Estoy triste, sí; no sólo por la crueldad rampante del terrorismo; no sólo por el dolor prolongado de los que aguardan con angustia que se encuentre un pedazo del cuerpo de un ser querido; no sólo por el temor de que nuevos ataques cubran de luto nuevas familias y de más lágrimas nuestra tierra…
Estoy triste porque los seres humanos nos arrojamos lodo y sangre cuando no podemos hablar; nos herimos más allá de lo decible cuando no supimos encontrar qué decirnos. Nuestro último lenguaje es privarnos de la vida; nuestro último mensaje es matarnos.
Estoy triste por la certeza oscura que tantos tenemos de que los muertos de Londres no serán los últimos. Sus vidas segadas con odio quedarán amontonadas en los vagones de un tren que no acaba, que sólo carga y carga cadáveres prematuros. ¡Tren inicuo que por igual lleva niños abortados, víctimas de guerra, jóvenes suicidas, inocentes caídos en una calle cualquiera, en un día cualquiera, por una causa cualquiera!
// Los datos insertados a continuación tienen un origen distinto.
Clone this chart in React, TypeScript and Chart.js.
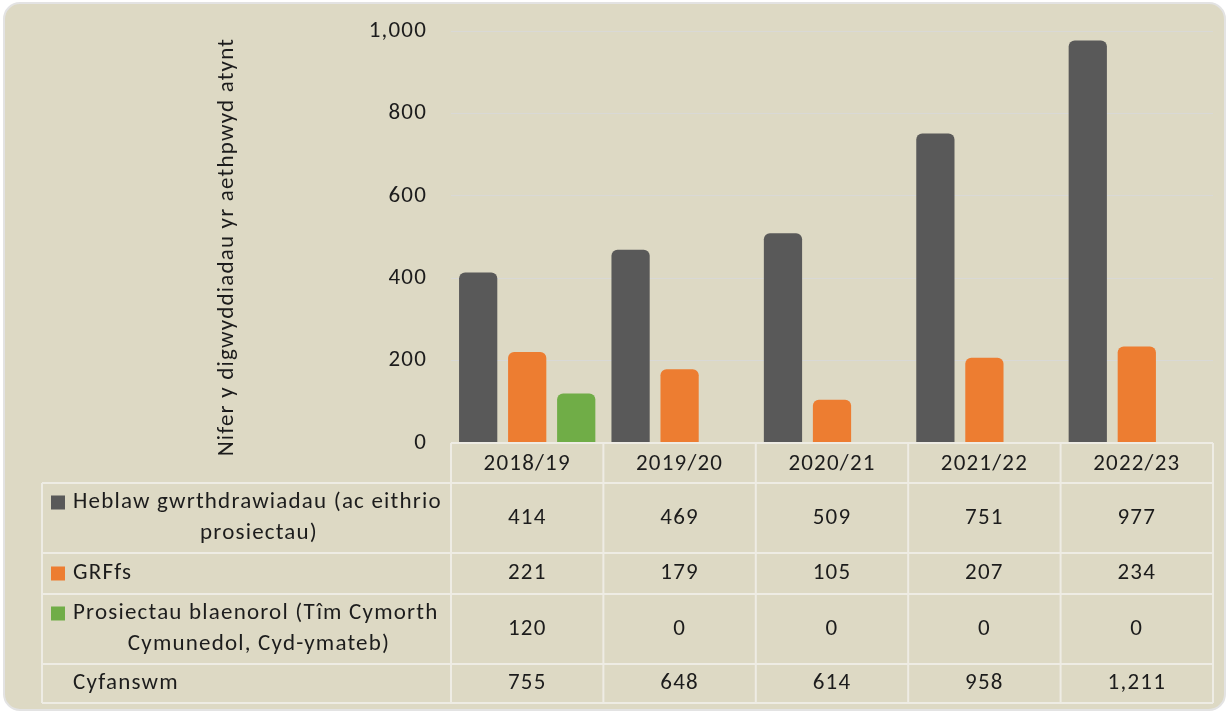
import React, { useEffect, useRef } from "react";
import { Chart, registerables } from "chart.js";

Chart.register(...registerables);

const categories = ["2018/19", "2019/20", "2020/21", "2021/22", "2022/23"];
const heblawValues = [414, 469, 509, 751, 977];
const grffsValues = [221, 179, 105, 207, 234];
const prosiectauValues = [120, 0, 0, 0, 0];
const totalValues = [755, 648, 614, 958, 1211];
const seriesNames = [
  ["Heblaw gwrthdrawiadau (ac eithrio", "prosiectau)"],
  ["GRFfs"],
  ["Prosiectau blaenorol (Tîm Cymorth", "Cymunedol, Cyd-ymateb)"],
];
const totalName = "Cyfanswm";
const axisTitle = "Nifer y digwyddiadau yr aethpwyd atynt";
const yMin = 0;
const yMax = 1000;
const yStep = 200;

const FONT = "Carlito, Lato, 'Open Sans', sans-serif";
const FONT_SIZE = 23;
const SPACING = "1.2px";
const TEXT = "#1c1c1c";
const COLORS = ["#595959", "#ED7D31", "#70AD47"];
const BG = "#DDD9C4";
const LINE = "#EEECE4";

const cardPlugin = {
  id: "card",
  beforeDraw(chart: any) {
    const ctx = chart.ctx;
    (ctx as any).letterSpacing = SPACING;
    ctx.save();
    ctx.fillStyle = "#ffffff";
    ctx.fillRect(0, 0, chart.width, chart.height);
    const x = 4, y = 3, w = 1221, h = 707, r = 16;
    ctx.beginPath();
    ctx.moveTo(x + r, y);
    ctx.arcTo(x + w, y, x + w, y + h, r);
    ctx.arcTo(x + w, y + h, x, y + h, r);
    ctx.arcTo(x, y + h, x, y, r);
    ctx.arcTo(x, y, x + w, y, r);
    ctx.closePath();
    ctx.fillStyle = BG;
    ctx.fill();
    ctx.lineWidth = 2;
    ctx.strokeStyle = "#E3E3E3";
    ctx.stroke();
    // axis title
    ctx.translate(227, 247);
    ctx.rotate(-Math.PI / 2);
    ctx.font = `${FONT_SIZE}px ${FONT}`;
    ctx.fillStyle = TEXT;
    ctx.textAlign = "center";
    ctx.textBaseline = "middle";
    ctx.fillText(axisTitle, 0, 0);
    ctx.restore();
  },
};

const tablePlugin = {
  id: "dataTable",
  afterDraw(chart: any) {
    const ctx = chart.ctx;
    const xs = chart.scales.x;
    const area = chart.chartArea;
    const n = categories.length;
    const cw = (area.right - area.left) / n;
    const top = area.bottom;
    const tableLeft = 42;
    const rowEdges = [top, top + 40, top + 110, top + 151, top + 221, top + 260];
    const seriesRows = [heblawValues, grffsValues, prosiectauValues];

    ctx.save();
    (ctx as any).letterSpacing = SPACING;
    ctx.strokeStyle = LINE;
    ctx.lineWidth = 2;
    ctx.beginPath();
    ctx.moveTo(area.left, rowEdges[0]);
    ctx.lineTo(area.right, rowEdges[0]);
    for (let r = 1; r < rowEdges.length; r++) {
      ctx.moveTo(tableLeft, rowEdges[r]);
      ctx.lineTo(area.right, rowEdges[r]);
    }
    ctx.moveTo(tableLeft, rowEdges[1]);
    ctx.lineTo(tableLeft, rowEdges[5]);
    for (let i = 0; i <= n; i++) {
      const x = area.left + i * cw;
      ctx.moveTo(x, rowEdges[0]);
      ctx.lineTo(x, rowEdges[5]);
    }
    ctx.stroke();

    ctx.font = `${FONT_SIZE}px ${FONT}`;
    ctx.fillStyle = TEXT;
    ctx.textBaseline = "middle";

    const textLeft = 73;
    const textCenter = (textLeft + area.left - 6) / 2;
    const lineGap = 31;

    for (let s = 0; s < seriesRows.length; s++) {
      const y0 = rowEdges[s + 1];
      const y1 = rowEdges[s + 2];
      const mid = (y0 + y1) / 2;
      const lines = seriesNames[s];
      const firstY = mid - ((lines.length - 1) * lineGap) / 2;
      ctx.fillStyle = COLORS[s];
      ctx.fillRect(51, firstY - 7, 14, 14);
      ctx.fillStyle = TEXT;
      lines.forEach((ln, k) => {
        if (k === 0) {
          ctx.textAlign = "left";
          ctx.fillText(ln, textLeft, firstY + k * lineGap);
        } else {
          ctx.textAlign = "center";
          ctx.fillText(ln, textCenter, firstY + k * lineGap);
        }
      });
      ctx.textAlign = "center";
      seriesRows[s].forEach((v, i) => {
        ctx.fillText(v.toLocaleString("en-US"), xs.getPixelForValue(i), mid);
      });
    }
    const tMid = (rowEdges[4] + rowEdges[5]) / 2;
    ctx.textAlign = "left";
    ctx.fillText(totalName, textLeft, tMid);
    ctx.textAlign = "center";
    totalValues.forEach((v, i) => {
      ctx.fillText(v.toLocaleString("en-US"), xs.getPixelForValue(i), tMid);
    });
    ctx.restore();
  },
};

export default function App() {
  const ref = useRef<HTMLCanvasElement>(null);
  useEffect(() => {
    document.body.style.margin = "0";
    const chart = new Chart(ref.current as HTMLCanvasElement, {
      type: "bar",
      data: {
        labels: categories,
        datasets: [
          { label: seriesNames[0].join(" "), data: heblawValues, backgroundColor: COLORS[0] },
          { label: seriesNames[1].join(" "), data: grffsValues, backgroundColor: COLORS[1] },
          { label: seriesNames[2].join(" "), data: prosiectauValues, backgroundColor: COLORS[2] },
        ],
      },
      options: {
        animation: false,
        responsive: false,
        maintainAspectRatio: false,
        layout: { padding: { left: 0, right: 16, top: 31, bottom: 0 } },
        datasets: {
          bar: {
            categoryPercentage: 0.965,
            barPercentage: 0.78,
            borderRadius: 6,
          },
        },
        plugins: {
          legend: { display: false },
          tooltip: { enabled: false },
          title: { display: false },
        },
        scales: {
          x: {
            grid: { display: false, drawTicks: false },
            border: { display: false },
            ticks: {
              padding: 7,
              color: TEXT,
              font: { family: FONT, size: FONT_SIZE },
              maxRotation: 0,
            },
            afterFit: (scale: any) => {
              scale.height = 270;
              scale.paddingLeft = 0;
              scale.paddingRight = 0;
            },
          },
          y: {
            min: yMin,
            max: yMax,
            ticks: {
              stepSize: yStep,
              padding: 24,
              color: TEXT,
              font: { family: FONT, size: FONT_SIZE },
            },
            grid: { color: "#D9D9D6", lineWidth: 1, drawTicks: false },
            border: { display: false },
            afterFit: (scale: any) => {
              scale.width = 451;
              scale.paddingTop = 0;
              scale.paddingBottom = 0;
            },
          },
        },
      },
      plugins: [cardPlugin, tablePlugin],
    } as any);
    return () => chart.destroy();
  }, []);
  return (
    <div style={{ position: "fixed", left: 0, top: 0, width: 1229, height: 713 }}>
      <canvas ref={ref} width={1229} height={713} style={{ display: "block", width: 1229, height: 713 }} />
    </div>
  );
}
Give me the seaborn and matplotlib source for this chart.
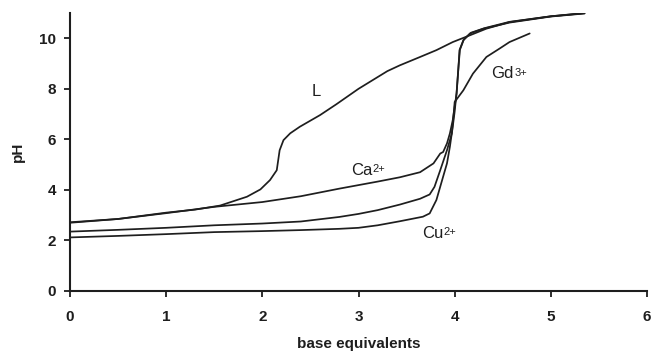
import matplotlib
matplotlib.use("Agg")
import matplotlib.pyplot as plt
import numpy as np
import pandas as pd
import seaborn as sns

# Titration curves: pH versus equivalents of added base
L_x = [0, 0.5, 1.0, 1.3, 1.56, 1.84, 1.98, 2.08, 2.15, 2.18, 2.22, 2.29, 2.39, 2.6, 2.77,
       3.0, 3.3, 3.43, 3.64, 3.81, 3.98, 4.16, 4.33, 4.57, 5.0, 5.35]
L_ph = [2.7, 2.85, 3.1, 3.22, 3.38, 3.73, 4.02, 4.39, 4.78, 5.57, 5.97, 6.24, 6.5, 6.96, 7.39,
        8.0, 8.7, 8.93, 9.26, 9.53, 9.85, 10.12, 10.38, 10.64, 10.87, 11.0]

Ca_x = [0, 0.5, 1.0, 1.5, 2.0, 2.4, 2.8, 3.2, 3.43, 3.64, 3.78, 3.85, 3.88, 3.92, 3.95,
        3.98, 4.0, 4.02, 4.04, 4.05, 4.09, 4.16, 4.3, 4.57, 5.0, 5.35]
Ca_ph = [2.72, 2.85, 3.08, 3.33, 3.52, 3.75, 4.05, 4.33, 4.5, 4.7, 5.05, 5.44, 5.5, 5.84, 6.23,
         6.76, 7.3, 7.81, 8.87, 9.53, 9.92, 10.19, 10.38, 10.62, 10.86, 10.98]

Gd_x = [0, 0.5, 1.0, 1.5, 2.0, 2.4, 2.8, 3.0, 3.2, 3.43, 3.64, 3.74, 3.79, 3.85, 3.92,
        3.97, 3.99, 4.0, 4.09, 4.19, 4.33, 4.47, 4.57, 4.78]
Gd_ph = [2.35, 2.42, 2.5, 2.6, 2.67, 2.75, 2.93, 3.05, 3.2, 3.42, 3.65, 3.82, 4.12, 4.78, 5.57,
         6.23, 7.0, 7.48, 7.94, 8.6, 9.26, 9.6, 9.85, 10.19]

Cu_x = [0, 0.5, 1.0, 1.5, 2.0, 2.4, 2.8, 3.0, 3.2, 3.43, 3.67, 3.74, 3.81, 3.86, 3.92,
        3.95, 3.98, 4.0, 4.02, 4.04, 4.055, 4.095, 4.17, 4.31, 4.57, 5.0, 5.35]
Cu_ph = [2.12, 2.18, 2.25, 2.33, 2.37, 2.41, 2.46, 2.5, 2.6, 2.76, 2.94, 3.07, 3.6, 4.26, 5.05,
         5.7, 6.5, 7.1, 7.85, 8.9, 9.55, 9.95, 10.22, 10.4, 10.65, 10.87, 10.99]

x_ticks = [0, 1, 2, 3, 4, 5, 6]
y_ticks = [0, 2, 4, 6, 8, 10]

frames = []
for name, xs, ys in [("L", L_x, L_ph), ("Ca", Ca_x, Ca_ph), ("Gd", Gd_x, Gd_ph), ("Cu", Cu_x, Cu_ph)]:
    frames.append(pd.DataFrame({"eq": xs, "pH": ys, "curve": name}))
df = pd.concat(frames, ignore_index=True)

sns.set_style("ticks")
plt.rcParams["font.family"] = ["Liberation Sans", "DejaVu Sans"]

ink = "#1e1e1e"
fig = plt.figure(figsize=(6.52, 3.57), dpi=100)
ax = fig.add_axes([70 / 652, 1 - 291 / 357, 577 / 652, 278 / 357])

sns.lineplot(data=df, x="eq", y="pH", units="curve", estimator=None, sort=False,
             color=ink, linewidth=1.25, ax=ax)

ax.set_xlim(0, 6)
ax.set_ylim(0, 11)
ax.set_xticks(x_ticks)
ax.set_yticks(y_ticks)
for s in ["top", "right"]:
    ax.spines[s].set_visible(False)
for s in ["left", "bottom"]:
    ax.spines[s].set_linewidth(1.5)
    ax.spines[s].set_color(ink)
ax.tick_params(axis="both", length=4, width=1.3, color=ink, labelcolor=ink, labelsize=11)
ax.tick_params(axis="x", pad=10)
ax.tick_params(axis="y", pad=6)
for lab in ax.get_xticklabels() + ax.get_yticklabels():
    lab.set_fontweight("bold")

ax.set_xlabel("base equivalents", fontsize=11, fontweight="bold", color=ink, labelpad=9)
ax.set_ylabel("pH", fontsize=11, fontweight="bold", color=ink, labelpad=10)


def ion_label(x, y, base, charge):
    """Curve label with a small raised charge after it."""
    t = ax.text(x, y, base, fontsize=12, color=ink, ha="left", va="center")
    if charge:
        ax.annotate(charge, xy=(1.0, 0.9), xycoords=t, fontsize=8, color=ink,
                    ha="left", va="top", xytext=(0.4, 0), textcoords="offset points")


ion_label(2.51, 7.9, "L", "")
ion_label(2.92, 4.78, "Ca", "2+")
ion_label(3.66, 2.29, "Cu", "2+")
ion_label(4.38, 8.6, "Gd", "3+")

fig.savefig("out.png", dpi=100)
Mi consuelo único es ver en ese tren a Cristo, que dejó atado el absurdo de su muerte inicua al absurdo de todos los de Londres, Madrid, Bagdad, Hiroshima o Nueva York. Entre la montaña de los que fueron arrancados de la vida, la flor de la vida, Jesucristo, es la luz única, y la voz única, y la esperanza única.
¡Oh dolor, que empaña mi consuelo, ver qué poco se nombra a Cristo cuando se nombra a los que ahora han subido a su mismo tren!